SHORT EXERCISE — Reproduce the listing below from the line with "Reproduce this chart with Observable Plot." to the line with "418, 827, 803];", both lines included, character for character, minus any pictures.

━━━━━ INPUT DATA

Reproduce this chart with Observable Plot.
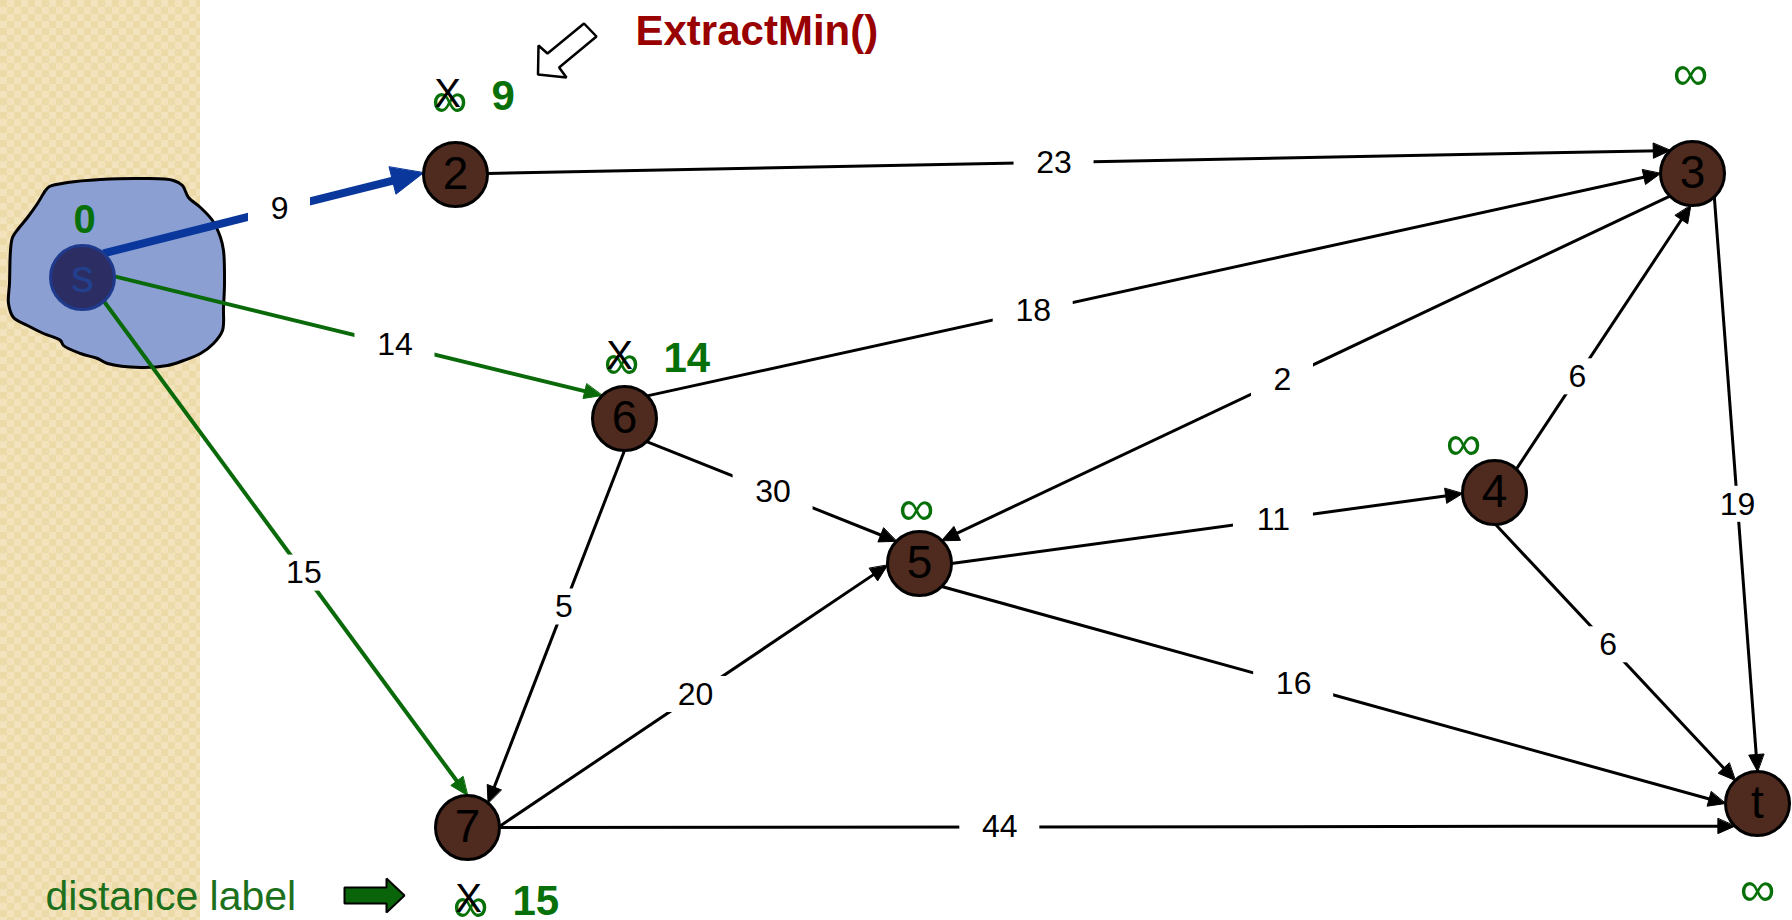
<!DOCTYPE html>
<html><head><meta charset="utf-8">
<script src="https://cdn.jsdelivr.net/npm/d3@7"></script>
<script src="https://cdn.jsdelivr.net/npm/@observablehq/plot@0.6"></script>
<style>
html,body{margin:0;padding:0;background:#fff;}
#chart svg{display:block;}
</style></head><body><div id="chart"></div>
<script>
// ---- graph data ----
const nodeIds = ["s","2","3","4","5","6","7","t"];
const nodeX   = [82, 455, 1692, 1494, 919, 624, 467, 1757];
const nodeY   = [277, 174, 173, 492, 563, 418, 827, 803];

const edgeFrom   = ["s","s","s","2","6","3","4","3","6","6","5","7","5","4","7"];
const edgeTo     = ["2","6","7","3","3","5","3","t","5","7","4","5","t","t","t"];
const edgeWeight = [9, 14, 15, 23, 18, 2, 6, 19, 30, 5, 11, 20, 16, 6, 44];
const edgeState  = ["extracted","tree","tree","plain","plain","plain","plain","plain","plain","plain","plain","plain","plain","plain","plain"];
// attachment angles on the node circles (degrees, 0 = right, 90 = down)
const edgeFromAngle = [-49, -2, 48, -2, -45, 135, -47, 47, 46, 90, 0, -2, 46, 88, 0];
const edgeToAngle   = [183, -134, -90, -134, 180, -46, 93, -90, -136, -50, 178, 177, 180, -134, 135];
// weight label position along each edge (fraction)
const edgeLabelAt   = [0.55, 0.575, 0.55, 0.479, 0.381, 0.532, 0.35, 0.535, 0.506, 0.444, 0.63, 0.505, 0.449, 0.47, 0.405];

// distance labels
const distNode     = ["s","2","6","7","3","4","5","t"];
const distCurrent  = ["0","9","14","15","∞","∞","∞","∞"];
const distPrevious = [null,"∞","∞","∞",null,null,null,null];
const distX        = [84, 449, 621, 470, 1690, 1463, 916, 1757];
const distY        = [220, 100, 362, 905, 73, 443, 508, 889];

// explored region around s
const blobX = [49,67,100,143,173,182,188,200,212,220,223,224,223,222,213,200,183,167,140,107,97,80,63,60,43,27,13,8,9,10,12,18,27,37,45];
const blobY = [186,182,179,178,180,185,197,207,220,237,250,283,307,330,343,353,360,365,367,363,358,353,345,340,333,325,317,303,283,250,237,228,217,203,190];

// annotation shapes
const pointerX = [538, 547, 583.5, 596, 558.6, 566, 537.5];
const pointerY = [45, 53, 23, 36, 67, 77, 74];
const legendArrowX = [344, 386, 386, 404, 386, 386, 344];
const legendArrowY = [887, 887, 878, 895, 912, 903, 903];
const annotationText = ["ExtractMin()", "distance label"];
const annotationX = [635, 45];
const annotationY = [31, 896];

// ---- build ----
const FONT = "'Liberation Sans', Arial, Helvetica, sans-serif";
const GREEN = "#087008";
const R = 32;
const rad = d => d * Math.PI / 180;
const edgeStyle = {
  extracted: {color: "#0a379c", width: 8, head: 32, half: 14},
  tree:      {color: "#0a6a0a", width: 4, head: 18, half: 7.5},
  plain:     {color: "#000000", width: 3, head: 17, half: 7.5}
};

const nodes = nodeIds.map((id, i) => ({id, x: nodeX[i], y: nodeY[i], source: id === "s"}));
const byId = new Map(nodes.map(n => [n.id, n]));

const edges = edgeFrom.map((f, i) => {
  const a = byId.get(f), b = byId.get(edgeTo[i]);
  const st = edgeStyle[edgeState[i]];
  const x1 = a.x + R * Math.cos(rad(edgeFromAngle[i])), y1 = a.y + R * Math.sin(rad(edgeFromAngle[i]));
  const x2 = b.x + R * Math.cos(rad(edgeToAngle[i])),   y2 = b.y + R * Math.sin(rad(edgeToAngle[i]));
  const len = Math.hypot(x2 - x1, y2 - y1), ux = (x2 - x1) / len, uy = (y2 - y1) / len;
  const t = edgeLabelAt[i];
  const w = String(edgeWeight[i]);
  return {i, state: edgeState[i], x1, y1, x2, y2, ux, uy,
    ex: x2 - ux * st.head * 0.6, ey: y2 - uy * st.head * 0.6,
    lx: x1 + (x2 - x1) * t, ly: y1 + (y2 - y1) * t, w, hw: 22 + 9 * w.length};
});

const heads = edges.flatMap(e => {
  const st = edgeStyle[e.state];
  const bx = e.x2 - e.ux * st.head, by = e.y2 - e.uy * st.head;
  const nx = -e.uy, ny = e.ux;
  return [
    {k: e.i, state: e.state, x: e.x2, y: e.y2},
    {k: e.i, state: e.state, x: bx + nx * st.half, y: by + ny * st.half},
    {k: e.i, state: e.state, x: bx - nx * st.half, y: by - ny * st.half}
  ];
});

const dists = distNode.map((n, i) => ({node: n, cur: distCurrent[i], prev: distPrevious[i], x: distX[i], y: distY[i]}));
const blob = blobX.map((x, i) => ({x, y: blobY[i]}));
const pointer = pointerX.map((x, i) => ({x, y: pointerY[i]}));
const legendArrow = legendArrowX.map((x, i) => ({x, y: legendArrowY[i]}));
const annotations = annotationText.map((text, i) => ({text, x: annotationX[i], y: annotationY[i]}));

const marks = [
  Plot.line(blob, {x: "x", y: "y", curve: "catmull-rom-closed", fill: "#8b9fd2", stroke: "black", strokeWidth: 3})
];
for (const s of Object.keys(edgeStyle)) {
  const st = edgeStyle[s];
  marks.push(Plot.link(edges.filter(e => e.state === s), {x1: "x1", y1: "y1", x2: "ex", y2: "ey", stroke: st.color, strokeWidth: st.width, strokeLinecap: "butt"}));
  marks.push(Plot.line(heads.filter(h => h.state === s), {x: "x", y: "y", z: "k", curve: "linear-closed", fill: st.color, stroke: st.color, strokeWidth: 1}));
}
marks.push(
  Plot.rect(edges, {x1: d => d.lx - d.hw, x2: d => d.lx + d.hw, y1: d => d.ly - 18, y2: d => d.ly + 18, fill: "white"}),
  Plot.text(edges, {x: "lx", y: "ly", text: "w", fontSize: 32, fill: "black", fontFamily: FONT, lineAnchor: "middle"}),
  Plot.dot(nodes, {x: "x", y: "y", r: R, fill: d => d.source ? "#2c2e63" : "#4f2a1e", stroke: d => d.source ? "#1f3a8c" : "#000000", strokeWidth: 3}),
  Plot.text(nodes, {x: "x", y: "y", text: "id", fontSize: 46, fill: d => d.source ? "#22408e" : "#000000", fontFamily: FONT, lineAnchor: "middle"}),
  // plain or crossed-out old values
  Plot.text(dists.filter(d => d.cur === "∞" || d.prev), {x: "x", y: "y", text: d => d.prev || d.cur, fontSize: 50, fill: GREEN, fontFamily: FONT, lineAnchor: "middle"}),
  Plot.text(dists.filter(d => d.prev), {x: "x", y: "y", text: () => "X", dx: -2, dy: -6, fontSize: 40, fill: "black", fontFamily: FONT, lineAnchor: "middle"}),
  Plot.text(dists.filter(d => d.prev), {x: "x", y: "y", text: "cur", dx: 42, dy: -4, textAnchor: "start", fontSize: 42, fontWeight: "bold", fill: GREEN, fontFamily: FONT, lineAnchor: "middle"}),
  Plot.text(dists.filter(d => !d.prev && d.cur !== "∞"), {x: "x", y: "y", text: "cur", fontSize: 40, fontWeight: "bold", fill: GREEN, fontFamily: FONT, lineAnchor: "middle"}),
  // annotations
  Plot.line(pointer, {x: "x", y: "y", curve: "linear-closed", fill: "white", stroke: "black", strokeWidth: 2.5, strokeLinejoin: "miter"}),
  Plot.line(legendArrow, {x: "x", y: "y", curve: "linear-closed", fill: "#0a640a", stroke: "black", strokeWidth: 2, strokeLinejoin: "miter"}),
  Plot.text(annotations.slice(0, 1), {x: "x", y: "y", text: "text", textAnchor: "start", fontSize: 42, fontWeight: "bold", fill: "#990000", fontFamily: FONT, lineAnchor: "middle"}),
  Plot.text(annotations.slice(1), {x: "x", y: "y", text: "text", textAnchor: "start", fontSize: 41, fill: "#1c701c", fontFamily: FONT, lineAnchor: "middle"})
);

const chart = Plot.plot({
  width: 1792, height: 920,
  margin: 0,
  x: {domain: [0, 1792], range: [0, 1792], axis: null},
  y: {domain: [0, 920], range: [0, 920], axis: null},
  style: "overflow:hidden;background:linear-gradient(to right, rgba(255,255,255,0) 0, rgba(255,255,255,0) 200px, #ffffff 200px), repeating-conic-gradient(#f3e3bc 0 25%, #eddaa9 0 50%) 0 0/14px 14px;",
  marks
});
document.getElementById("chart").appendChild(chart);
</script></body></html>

━━━━━━━━━━
━━━━━ INPUT DATA

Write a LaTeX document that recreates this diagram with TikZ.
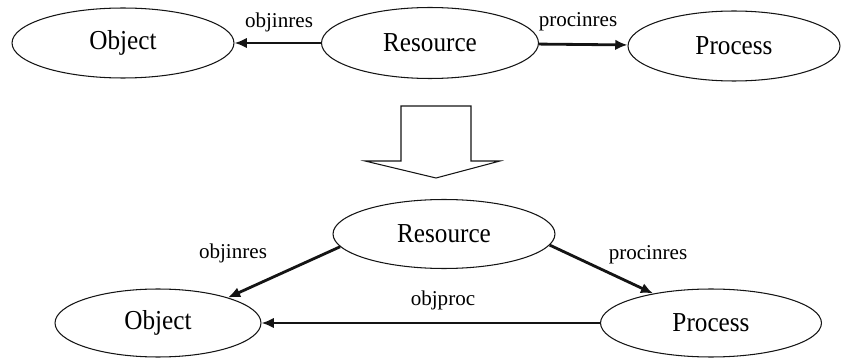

━━━━━━━━━━

COMPLETE RESPONSE —
Reproduce this chart with Observable Plot.
<!DOCTYPE html>
<html><head><meta charset="utf-8">
<script src="https://cdn.jsdelivr.net/npm/d3@7"></script>
<script src="https://cdn.jsdelivr.net/npm/@observablehq/plot@0.6"></script>
<style>
html,body{margin:0;padding:0;background:#fff;}
#chart svg{display:block;}
</style></head><body><div id="chart"></div>
<script>
// ---- graph data ----
const nodeIds = ["s","2","3","4","5","6","7","t"];
const nodeX   = [82, 455, 1692, 1494, 919, 624, 467, 1757];
const nodeY   = [277, 174, 173, 492, 563, 418, 827, 803];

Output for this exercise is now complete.